1. Lebih bergengsi, misal= 1 dolar sekarang 9000 rupiah, tapi bila redenominasi 1 dolar = 9 rupiah nah nilai mata uang kitapun tampak terlihat lebih sedikit selisihnya dengan mata uang asing
2. Lebih efisien dalam memakai kalkulator, hemat kertas struk dan hemat tinta, hemat memori komputer.
3. Redenominasi membuktikan ekonomi Indonesia stabil, karena hanya bisa dilakukan pada saat inflasi rendah.
4. Uang kertas 100.000 rupiah adalah mata uang kedua terbesar digitnya di dunia, setelah 500.000 Dong Vietnam
5. dan yang pasti harga barang-barang Nampak (heheheh cuma nampak aja tapi kenyataan beda) lebih murah, bayangkan pisang goreng harganya 1/2 rupiah kembali lagi ke jaman kakek kita dulu!!
Kenapa nggak setuju atas isu redenominasi saat ini?

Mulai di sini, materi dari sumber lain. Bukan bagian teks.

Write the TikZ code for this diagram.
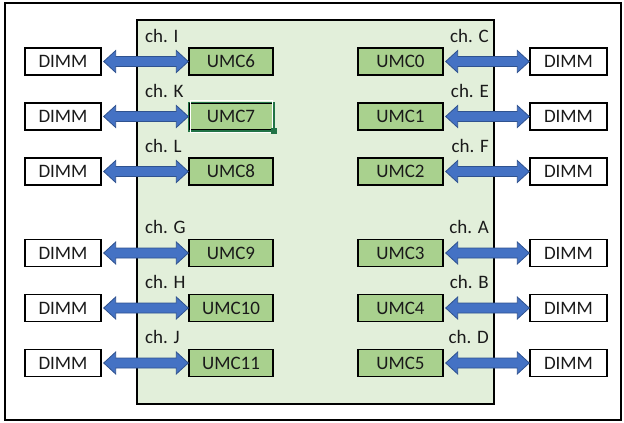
\documentclass[tikz,border=0pt]{standalone}
\usepackage{fontspec}
\setmainfont{Carlito}
\usetikzlibrary{calc}
\definecolor{chipfill}{HTML}{E2EFDA}
\definecolor{umcfill}{HTML}{A9D18E}
\definecolor{arrfill}{HTML}{4472C4}
\definecolor{arrdraw}{HTML}{2F528F}
\definecolor{xlgreen}{HTML}{217346}
\definecolor{txt}{HTML}{1A1A1A}
\tikzset{
  dimm/.style={draw=black, line width=1.4pt, fill=white, minimum width=76pt, minimum height=27pt, inner sep=0pt, text=txt},
  umc/.style={draw=black, line width=1.4pt, fill=umcfill, minimum width=84pt, minimum height=27pt, inner sep=0pt, text=txt},
  chlabel/.style={inner sep=0pt, text=txt},
  busarrow/.style={fill=arrfill, draw=arrdraw, line width=0.8pt, line join=miter}
}
\newcommand{\busLR}[2]{%
  \path[busarrow] ($(#1.east)+(2pt,0)$) -- ($(#1.east)+(14pt,-11pt)$) -- ($(#1.east)+(14pt,-5pt)$)
    -- ($(#2.west)+(-12pt,-5pt)$) -- ($(#2.west)+(-12pt,-11pt)$) -- (#2.west)
    -- ($(#2.west)+(-12pt,11pt)$) -- ($(#2.west)+(-12pt,5pt)$)
    -- ($(#1.east)+(14pt,5pt)$) -- ($(#1.east)+(14pt,11pt)$) -- cycle;}
\begin{document}
\begin{tikzpicture}[x=1pt,y=-1pt, font=\fontsize{19}{22}\selectfont]
\useasboundingbox (0,0) rectangle (624,423);
\draw[line width=2pt] (5,3) rectangle (621,420);
\draw[line width=1.5pt, fill=chipfill] (137,20) rectangle (494,404);
% left side
\foreach \y/\u/\c/\n in {61.5/UMC6/I/a, 116.5/UMC7/K/b, 171.5/UMC8/L/c, 253/UMC9/G/d, 308/UMC10/H/e, 363/UMC11/J/f}{
  \node[dimm] (ld\n) at (63,\y) {DIMM};
  \node[umc] (lu\n) at (231,\y) {\u};
  \node[chlabel, anchor=west] (lc\n) at (145,\y-26) {ch. \c};
}
% right side
\foreach \y/\u/\c/\n in {61.5/UMC0/C/a, 116.5/UMC1/E/b, 171.5/UMC2/F/c, 253/UMC3/A/d, 308/UMC4/B/e, 363/UMC5/D/f}{
  \node[umc, minimum width=85pt] (ru\n) at (400.5,\y) {\u};
  \node[dimm, minimum width=77pt] (rd\n) at (568.5,\y) {DIMM};
  \node[chlabel, anchor=east] (rc\n) at (489,\y-26) {ch. \c};
}
% Excel selection on UMC7
\draw[xlgreen, line width=1.6pt] (lub.south west) rectangle (lub.north east);
\draw[white, line width=0.6pt] ($(lub.south west)+(1.6pt,-1.6pt)$) rectangle ($(lub.north east)+(-1.6pt,1.6pt)$);
\fill[xlgreen] ($(lub.south east)+(-3pt,-3pt)$) rectangle ($(lub.south east)+(3pt,3pt)$);
% arrows
\foreach \n in {a,b,c,d,e,f}{
  \busLR{ld\n}{lu\n}
  \busLR{ru\n}{rd\n}
}
\end{tikzpicture}
\end{document}
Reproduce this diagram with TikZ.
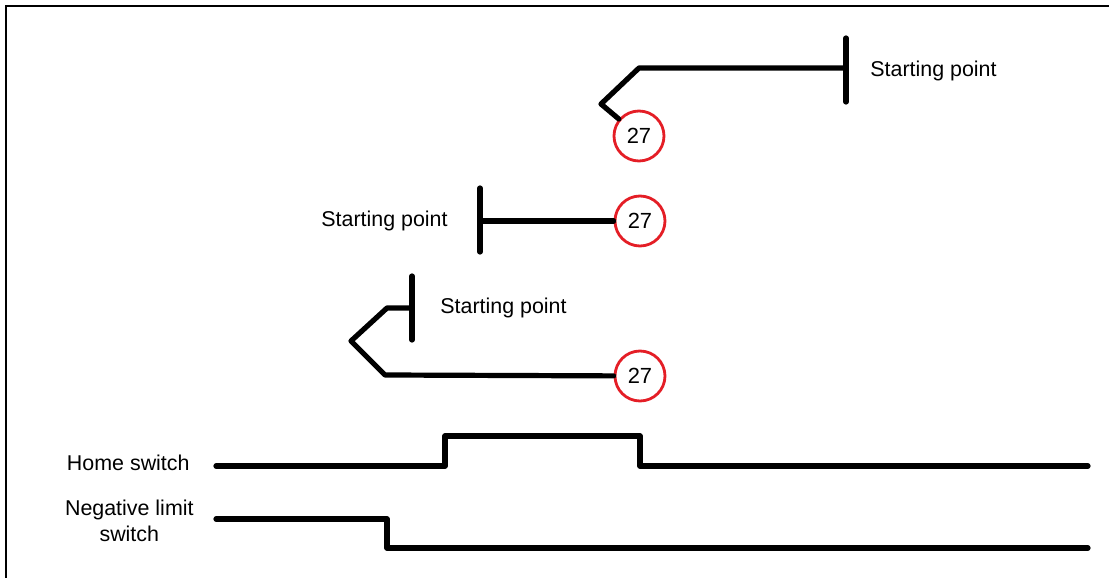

1. Masyarakat panik karena takut nilai uang yang dimiliki menurun, membelanjakan uangnya, inflasi menjadi tinggi.
2. Bukan sesuatu yang urgent bagi Indonesia untuk redenominasi, tetapi mungkin ada motivasi lain menebar isu ini
3. Bakalan ada biaya untuk cetak uang yang baru
4. Bagaimana dengan harga 1500? Apakah menjadi 1 rupiah 5 sen? Jadi kita kembali mengenal “sen” dong? Atau mungkin malah dibulatkan menjadi 2 rupiah?